• **Recorded information**
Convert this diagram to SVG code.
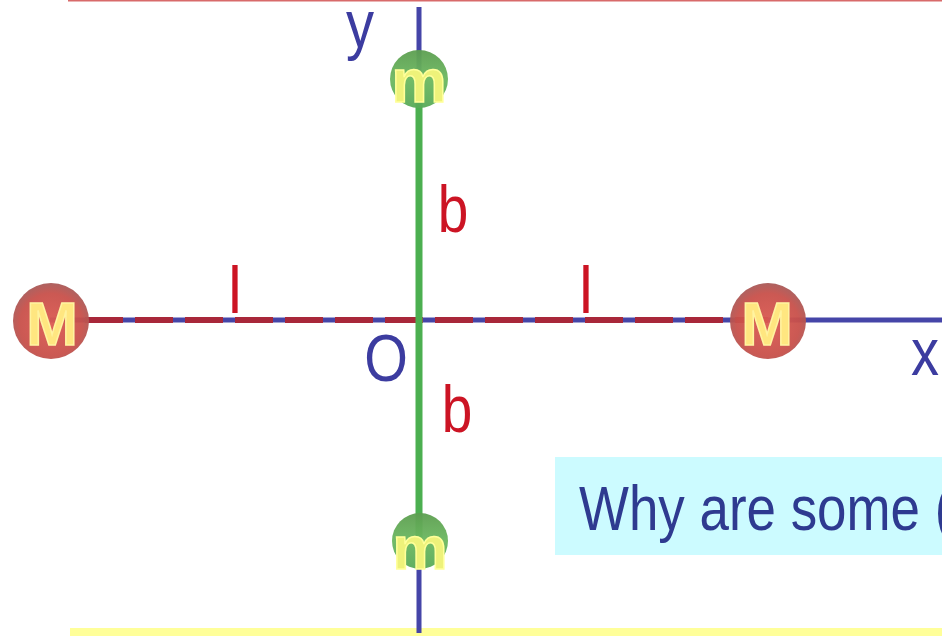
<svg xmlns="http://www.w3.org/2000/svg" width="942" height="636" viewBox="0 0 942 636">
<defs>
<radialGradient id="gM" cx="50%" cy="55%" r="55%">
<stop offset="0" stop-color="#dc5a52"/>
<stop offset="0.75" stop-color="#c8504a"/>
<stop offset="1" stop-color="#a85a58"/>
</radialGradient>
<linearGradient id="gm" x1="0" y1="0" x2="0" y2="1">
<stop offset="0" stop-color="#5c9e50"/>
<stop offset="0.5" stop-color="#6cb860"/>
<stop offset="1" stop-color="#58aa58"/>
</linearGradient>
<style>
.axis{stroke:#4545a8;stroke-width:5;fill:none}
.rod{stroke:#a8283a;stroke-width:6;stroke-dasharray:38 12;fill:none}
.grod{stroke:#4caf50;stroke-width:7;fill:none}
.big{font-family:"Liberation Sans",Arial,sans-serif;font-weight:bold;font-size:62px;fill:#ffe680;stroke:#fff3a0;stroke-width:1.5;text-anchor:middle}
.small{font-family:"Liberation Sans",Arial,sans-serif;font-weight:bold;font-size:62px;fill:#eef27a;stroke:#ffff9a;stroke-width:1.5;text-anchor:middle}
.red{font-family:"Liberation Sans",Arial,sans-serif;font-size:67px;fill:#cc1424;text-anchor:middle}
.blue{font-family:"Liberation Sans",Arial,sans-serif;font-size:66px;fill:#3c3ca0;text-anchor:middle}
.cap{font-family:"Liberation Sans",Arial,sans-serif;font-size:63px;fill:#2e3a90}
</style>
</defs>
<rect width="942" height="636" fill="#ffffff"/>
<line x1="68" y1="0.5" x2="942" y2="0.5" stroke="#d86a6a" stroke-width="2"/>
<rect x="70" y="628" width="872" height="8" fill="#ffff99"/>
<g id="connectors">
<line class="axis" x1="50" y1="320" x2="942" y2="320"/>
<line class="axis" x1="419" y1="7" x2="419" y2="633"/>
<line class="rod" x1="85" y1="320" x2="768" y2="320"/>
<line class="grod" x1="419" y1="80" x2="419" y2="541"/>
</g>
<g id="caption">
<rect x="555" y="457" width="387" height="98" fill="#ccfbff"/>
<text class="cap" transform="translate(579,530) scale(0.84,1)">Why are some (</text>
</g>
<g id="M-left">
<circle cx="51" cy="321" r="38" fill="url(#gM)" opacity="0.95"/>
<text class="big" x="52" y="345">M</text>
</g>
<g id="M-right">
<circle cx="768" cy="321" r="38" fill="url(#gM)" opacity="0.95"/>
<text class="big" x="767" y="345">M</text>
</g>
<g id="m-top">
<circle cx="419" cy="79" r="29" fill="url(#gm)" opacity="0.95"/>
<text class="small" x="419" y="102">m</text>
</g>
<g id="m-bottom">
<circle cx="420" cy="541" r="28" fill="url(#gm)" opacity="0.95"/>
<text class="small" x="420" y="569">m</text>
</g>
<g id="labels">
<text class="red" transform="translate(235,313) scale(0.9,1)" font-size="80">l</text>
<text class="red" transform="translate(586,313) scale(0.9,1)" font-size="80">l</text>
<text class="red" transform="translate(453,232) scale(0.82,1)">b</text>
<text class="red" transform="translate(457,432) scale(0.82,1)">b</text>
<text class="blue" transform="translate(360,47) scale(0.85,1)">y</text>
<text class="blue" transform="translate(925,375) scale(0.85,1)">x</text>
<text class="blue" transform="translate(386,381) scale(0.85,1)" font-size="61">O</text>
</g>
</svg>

• **Short problem**
Retype the whole listing, keeping every line identical and omitting all pictures.

• **Output of the exercise**
Convert this diagram to SVG code.
<svg xmlns="http://www.w3.org/2000/svg" width="942" height="636" viewBox="0 0 942 636">
<defs>
<radialGradient id="gM" cx="50%" cy="55%" r="55%">
<stop offset="0" stop-color="#dc5a52"/>
<stop offset="0.75" stop-color="#c8504a"/>
<stop offset="1" stop-color="#a85a58"/>
</radialGradient>
<linearGradient id="gm" x1="0" y1="0" x2="0" y2="1">
<stop offset="0" stop-color="#5c9e50"/>
<stop offset="0.5" stop-color="#6cb860"/>
<stop offset="1" stop-color="#58aa58"/>
</linearGradient>
<style>
.axis{stroke:#4545a8;stroke-width:5;fill:none}
.rod{stroke:#a8283a;stroke-width:6;stroke-dasharray:38 12;fill:none}
.grod{stroke:#4caf50;stroke-width:7;fill:none}
.big{font-family:"Liberation Sans",Arial,sans-serif;font-weight:bold;font-size:62px;fill:#ffe680;stroke:#fff3a0;stroke-width:1.5;text-anchor:middle}
.small{font-family:"Liberation Sans",Arial,sans-serif;font-weight:bold;font-size:62px;fill:#eef27a;stroke:#ffff9a;stroke-width:1.5;text-anchor:middle}
.red{font-family:"Liberation Sans",Arial,sans-serif;font-size:67px;fill:#cc1424;text-anchor:middle}
.blue{font-family:"Liberation Sans",Arial,sans-serif;font-size:66px;fill:#3c3ca0;text-anchor:middle}
.cap{font-family:"Liberation Sans",Arial,sans-serif;font-size:63px;fill:#2e3a90}
</style>
</defs>
<rect width="942" height="636" fill="#ffffff"/>
<line x1="68" y1="0.5" x2="942" y2="0.5" stroke="#d86a6a" stroke-width="2"/>
<rect x="70" y="628" width="872" height="8" fill="#ffff99"/>
<g id="connectors">
<line class="axis" x1="50" y1="320" x2="942" y2="320"/>
<line class="axis" x1="419" y1="7" x2="419" y2="633"/>
<line class="rod" x1="85" y1="320" x2="768" y2="320"/>
<line class="grod" x1="419" y1="80" x2="419" y2="541"/>
</g>
<g id="caption">
<rect x="555" y="457" width="387" height="98" fill="#ccfbff"/>
<text class="cap" transform="translate(579,530) scale(0.84,1)">Why are some (</text>
</g>
<g id="M-left">
<circle cx="51" cy="321" r="38" fill="url(#gM)" opacity="0.95"/>
<text class="big" x="52" y="345">M</text>
</g>
<g id="M-right">
<circle cx="768" cy="321" r="38" fill="url(#gM)" opacity="0.95"/>
<text class="big" x="767" y="345">M</text>
</g>
<g id="m-top">
<circle cx="419" cy="79" r="29" fill="url(#gm)" opacity="0.95"/>
<text class="small" x="419" y="102">m</text>
</g>
<g id="m-bottom">
<circle cx="420" cy="541" r="28" fill="url(#gm)" opacity="0.95"/>
<text class="small" x="420" y="569">m</text>
</g>
<g id="labels">
<text class="red" transform="translate(235,313) scale(0.9,1)" font-size="80">l</text>
<text class="red" transform="translate(586,313) scale(0.9,1)" font-size="80">l</text>
<text class="red" transform="translate(453,232) scale(0.82,1)">b</text>
<text class="red" transform="translate(457,432) scale(0.82,1)">b</text>
<text class="blue" transform="translate(360,47) scale(0.85,1)">y</text>
<text class="blue" transform="translate(925,375) scale(0.85,1)">x</text>
<text class="blue" transform="translate(386,381) scale(0.85,1)" font-size="61">O</text>
</g>
</svg>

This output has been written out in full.